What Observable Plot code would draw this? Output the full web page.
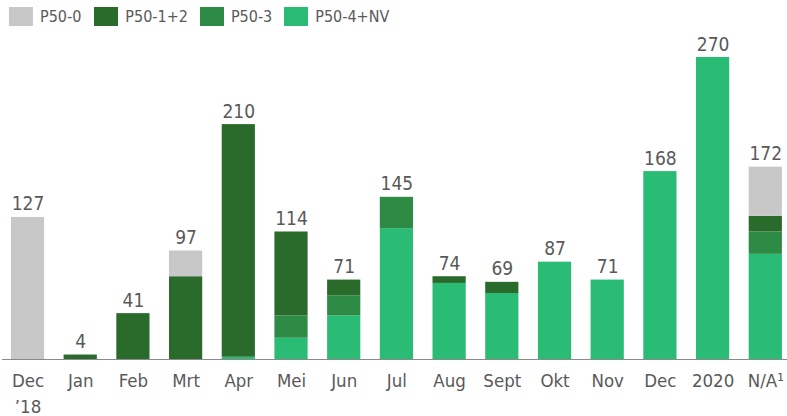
<!DOCTYPE html>
<html>
<head>
<meta charset="utf-8">
<script src="https://cdn.jsdelivr.net/npm/d3@7"></script>
<script src="https://cdn.jsdelivr.net/npm/@observablehq/plot@0.6"></script>
<style>
  html, body { margin: 0; padding: 0; background: #fff; }
  body { width: 787px; height: 416px; overflow: hidden; font-family: "DejaVu Sans Condensed", "DejaVu Sans", sans-serif; }
  #legend { display: flex; align-items: center; height: 30px; padding-left: 9px; box-sizing: border-box; padding-top: 3px; }
  .item { display: flex; align-items: center; }
  .sw { width: 24px; height: 19px; margin-right: 7px; }
  .lab { font-size: 16px; color: #595959; }
</style>
</head>
<body>
<div id="legend"></div>
<div id="chart"></div>
<script>
const categories = ["Dec\n’18","Jan","Feb","Mrt","Apr","Mei","Jun","Jul","Aug","Sept","Okt","Nov","Dec","2020","N/A¹"];
const seriesNames = ["P50-0","P50-1+2","P50-3","P50-4+NV"];
const seriesColors = ["#c8c8c8","#2a6b2b","#2e8b46","#2abb74"];
const p50_0   = [127,0,0,23,0,0,0,0,0,0,0,0,0,0,44];
const p50_12  = [0,4,41,74,208,75,14,0,6,10,0,0,0,0,14];
const p50_3   = [0,0,0,0,0,20,18,28,0,0,0,0,0,0,20];
const p50_4nv = [0,0,0,0,2,19,39,117,68,59,87,71,168,270,94];
const totals  = [127,4,41,97,210,114,71,145,74,69,87,71,168,270,172];

// legend
const legend = document.getElementById("legend");
const gaps = [13, 12, 12, 0];
seriesNames.forEach((name, i) => {
  const it = document.createElement("div");
  it.className = "item";
  it.style.marginRight = gaps[i] + "px";
  it.innerHTML = `<div class="sw" style="background:${seriesColors[i]}"></div><span class="lab">${name}</span>`;
  legend.appendChild(it);
});

// stack from bottom: P50-4+NV, P50-3, P50-1+2, P50-0
const stackOrder = [
  ["P50-4+NV", p50_4nv],
  ["P50-3", p50_3],
  ["P50-1+2", p50_12],
  ["P50-0", p50_0]
];
const rows = [];
categories.forEach((c, i) => {
  stackOrder.forEach(([s, arr]) => rows.push({cat: c, series: s, value: arr[i]}));
});
const totalRows = categories.map((c, i) => ({cat: c, total: totals[i]}));

const chart = Plot.plot({
  width: 787,
  height: 386,
  marginLeft: 2,
  marginRight: 0,
  marginTop: 27,
  marginBottom: 57,
  style: {fontFamily: "DejaVu Sans Condensed, DejaVu Sans, sans-serif", color: "#595959", background: "#fff"},
  x: {domain: categories, paddingInner: 0.37, paddingOuter: 0.133, align: 0.636, round: false, axis: null},
  y: {domain: [0, 270], axis: null},
  color: {domain: seriesNames, range: seriesColors},
  marks: [
    Plot.barY(rows, {x: "cat", y: "value", fill: "series", order: null}),
    Plot.ruleY([0], {stroke: "#8a8a8a", strokeWidth: 1.2}),
    Plot.text(totalRows, {x: "cat", y: "total", text: d => String(d.total), lineAnchor: "bottom", dy: -7, fontSize: 19, fill: "#595959"}),
    Plot.text(categories, {x: d => d, y: 0, text: d => d, lineAnchor: "top", dy: 10, lineHeight: 1.36, fontSize: 18.5, fill: "#595959"})
  ]
});
document.getElementById("chart").appendChild(chart);
</script>
</body>
</html>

____

Reproduce the whole listing word for word, setting aside any pictures.

- _Reply_:
What Observable Plot code would draw this? Output the full web page.
<!DOCTYPE html>
<html>
<head>
<meta charset="utf-8">
<script src="https://cdn.jsdelivr.net/npm/d3@7"></script>
<script src="https://cdn.jsdelivr.net/npm/@observablehq/plot@0.6"></script>
<style>
  html, body { margin: 0; padding: 0; background: #fff; }
  body { width: 787px; height: 416px; overflow: hidden; font-family: "DejaVu Sans Condensed", "DejaVu Sans", sans-serif; }
  #legend { display: flex; align-items: center; height: 30px; padding-left: 9px; box-sizing: border-box; padding-top: 3px; }
  .item { display: flex; align-items: center; }
  .sw { width: 24px; height: 19px; margin-right: 7px; }
  .lab { font-size: 16px; color: #595959; }
</style>
</head>
<body>
<div id="legend"></div>
<div id="chart"></div>
<script>
const categories = ["Dec\n’18","Jan","Feb","Mrt","Apr","Mei","Jun","Jul","Aug","Sept","Okt","Nov","Dec","2020","N/A¹"];
const seriesNames = ["P50-0","P50-1+2","P50-3","P50-4+NV"];
const seriesColors = ["#c8c8c8","#2a6b2b","#2e8b46","#2abb74"];
const p50_0   = [127,0,0,23,0,0,0,0,0,0,0,0,0,0,44];
const p50_12  = [0,4,41,74,208,75,14,0,6,10,0,0,0,0,14];
const p50_3   = [0,0,0,0,0,20,18,28,0,0,0,0,0,0,20];
const p50_4nv = [0,0,0,0,2,19,39,117,68,59,87,71,168,270,94];
const totals  = [127,4,41,97,210,114,71,145,74,69,87,71,168,270,172];

// legend
const legend = document.getElementById("legend");
const gaps = [13, 12, 12, 0];
seriesNames.forEach((name, i) => {
  const it = document.createElement("div");
  it.className = "item";
  it.style.marginRight = gaps[i] + "px";
  it.innerHTML = `<div class="sw" style="background:${seriesColors[i]}"></div><span class="lab">${name}</span>`;
  legend.appendChild(it);
});

// stack from bottom: P50-4+NV, P50-3, P50-1+2, P50-0
const stackOrder = [
  ["P50-4+NV", p50_4nv],
  ["P50-3", p50_3],
  ["P50-1+2", p50_12],
  ["P50-0", p50_0]
];
const rows = [];
categories.forEach((c, i) => {
  stackOrder.forEach(([s, arr]) => rows.push({cat: c, series: s, value: arr[i]}));
});
const totalRows = categories.map((c, i) => ({cat: c, total: totals[i]}));

const chart = Plot.plot({
  width: 787,
  height: 386,
  marginLeft: 2,
  marginRight: 0,
  marginTop: 27,
  marginBottom: 57,
  style: {fontFamily: "DejaVu Sans Condensed, DejaVu Sans, sans-serif", color: "#595959", background: "#fff"},
  x: {domain: categories, paddingInner: 0.37, paddingOuter: 0.133, align: 0.636, round: false, axis: null},
  y: {domain: [0, 270], axis: null},
  color: {domain: seriesNames, range: seriesColors},
  marks: [
    Plot.barY(rows, {x: "cat", y: "value", fill: "series", order: null}),
    Plot.ruleY([0], {stroke: "#8a8a8a", strokeWidth: 1.2}),
    Plot.text(totalRows, {x: "cat", y: "total", text: d => String(d.total), lineAnchor: "bottom", dy: -7, fontSize: 19, fill: "#595959"}),
    Plot.text(categories, {x: d => d, y: 0, text: d => d, lineAnchor: "top", dy: 10, lineHeight: 1.36, fontSize: 18.5, fill: "#595959"})
  ]
});
document.getElementById("chart").appendChild(chart);
</script>
</body>
</html>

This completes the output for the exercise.